Branching form of the resolvent at threshold for multi-dimensional discrete Laplacians

TL;DR

This paper analyzes the asymptotic behavior of the resolvent of the discrete Laplacian on multi-dimensional integer lattices near spectral thresholds, revealing dimension-dependent branching behaviors and providing explicit formulas.

Contribution

It introduces explicit asymptotic expansions of the resolvent at thresholds, demonstrating square-root or logarithmic branching depending on dimension, with less reliance on special functions.

Findings

Resolvent exhibits square-root branching in odd dimensions.

Resolvent exhibits logarithmic branching in even dimensions.

Explicit formulas involve Lauricella hypergeometric functions.

Abstract

We consider the discrete Laplacian on $\mathbb Z^d$, and compute asymptotic expansions of its resolvent around thresholds embedded in continuous spectrum as well as those at end points.
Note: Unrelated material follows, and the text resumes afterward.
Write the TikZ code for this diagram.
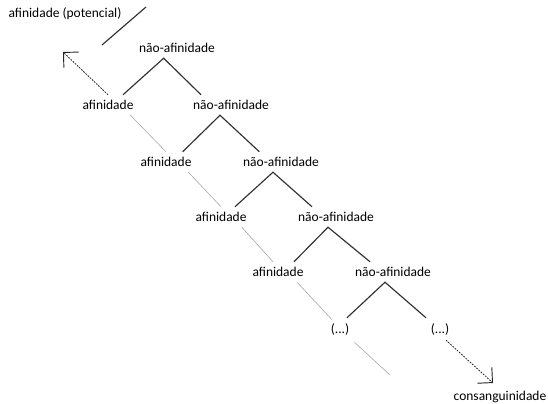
\documentclass[tikz,border=0pt]{standalone}
\usepackage{fontspec}
\setmainfont{Carlito}
\usetikzlibrary{arrows.meta}

\begin{document}
\begin{tikzpicture}[font=\fontsize{11.5}{13}\selectfont,
    every node/.style={inner sep=0pt, minimum height=0.6cm},
    branch/.style={line width=1pt, black!80},
    guide/.style={line width=0.5pt, black!35},
    hint/.style={line width=0.7pt, black!85, dash pattern=on 1.5pt off 1pt,
      -{Straight Barb[length=0.32cm, width=0.64cm, line width=0.8pt]}}]
  \useasboundingbox (0,0) rectangle (16.44,12.12);
  % labels
  \node (pot) at (1.95, 11.70) {afinidade (potencial)};
  \node (n0) at (5.31, 10.68) {não-afinidade};
  \node (a1) at (3.24, 8.97) {afinidade};
  \node (n1) at (6.93, 8.97) {não-afinidade};
  \node (a2) at (4.98, 7.26) {afinidade};
  \node (n2) at (8.43, 7.26) {não-afinidade};
  \node (a3) at (6.63, 5.61) {afinidade};
  \node (n3) at (10.08, 5.61) {não-afinidade};
  \node (a4) at (8.34, 3.96) {afinidade};
  \node (n4) at (11.79, 3.96) {não-afinidade};
  \node (r5) at (10.20, 2.22) {(...)};
  \node (s5) at (13.20, 2.22) {(...)};
  \node (cons) at (15.00, 0.21) {consanguinidade};
  \coordinate (up) at (1.89, 10.56);
  \coordinate (down) at (14.79, 0.63);
  \coordinate (e5) at (11.70, 0.87);
  \coordinate (cut1) at (3.06, 10.77);
  \coordinate (cut2) at (4.38, 11.91);
  % separator
  \draw [branch] (cut1) -- (cut2);
  % tree
  \draw [branch] ([xshift=0.45cm]a1.north) -- ([xshift=-0.4cm]n0.south) -- ([xshift=-0.9cm]n1.north);
  \draw [branch] ([xshift=0.5cm]a2.north) -- ([xshift=-0.33cm]n1.south) -- ([xshift=-0.65cm]n2.north);
  \draw [branch] ([xshift=0.42cm]a3.north) -- ([xshift=-0.24cm]n2.south) -- ([xshift=-0.72cm]n3.north);
  \draw [branch] ([xshift=0.48cm]a4.north) -- ([xshift=-0.24cm]n3.south) -- ([xshift=-0.69cm]n4.north);
  \draw [branch] ([xshift=0.21cm,yshift=0.06cm]r5.north) -- ([xshift=-0.24cm]n4.south) -- ([xshift=-0.42cm,yshift=0.06cm]s5.north);
  % afinidade chain
  \draw [guide] ([xshift=-0.1cm]a1.south east) -- (a2.north);
  \draw [guide] ([xshift=-0.1cm]a2.south east) -- (a3.north);
  \draw [guide] ([xshift=-0.15cm]a3.south east) -- ([xshift=-0.15cm]a4.north);
  \draw [guide] ([xshift=-0.2cm]a4.south east) -- ([xshift=-0.24cm]r5.north);
  \draw [guide] ([xshift=0.15cm,yshift=-0.06cm]r5.south east) -- (e5);
  % arrows
  \draw [hint] (a1.north) -- (up);
  \draw [hint] ([xshift=-0.1cm]s5.south east) -- (down);
\end{tikzpicture}
\end{document}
We prove that the resolvent has a square-root branching if $d$ is odd, and a logarithm branching if $d$ is even, and, moreover, obtain explicit expressions for these branching parts involving the Lauricella hypergeometric function. In order to analyze a non-degenerate threshold of general form we use an elementary step-by-step expansion procedure, less dependent on special functions.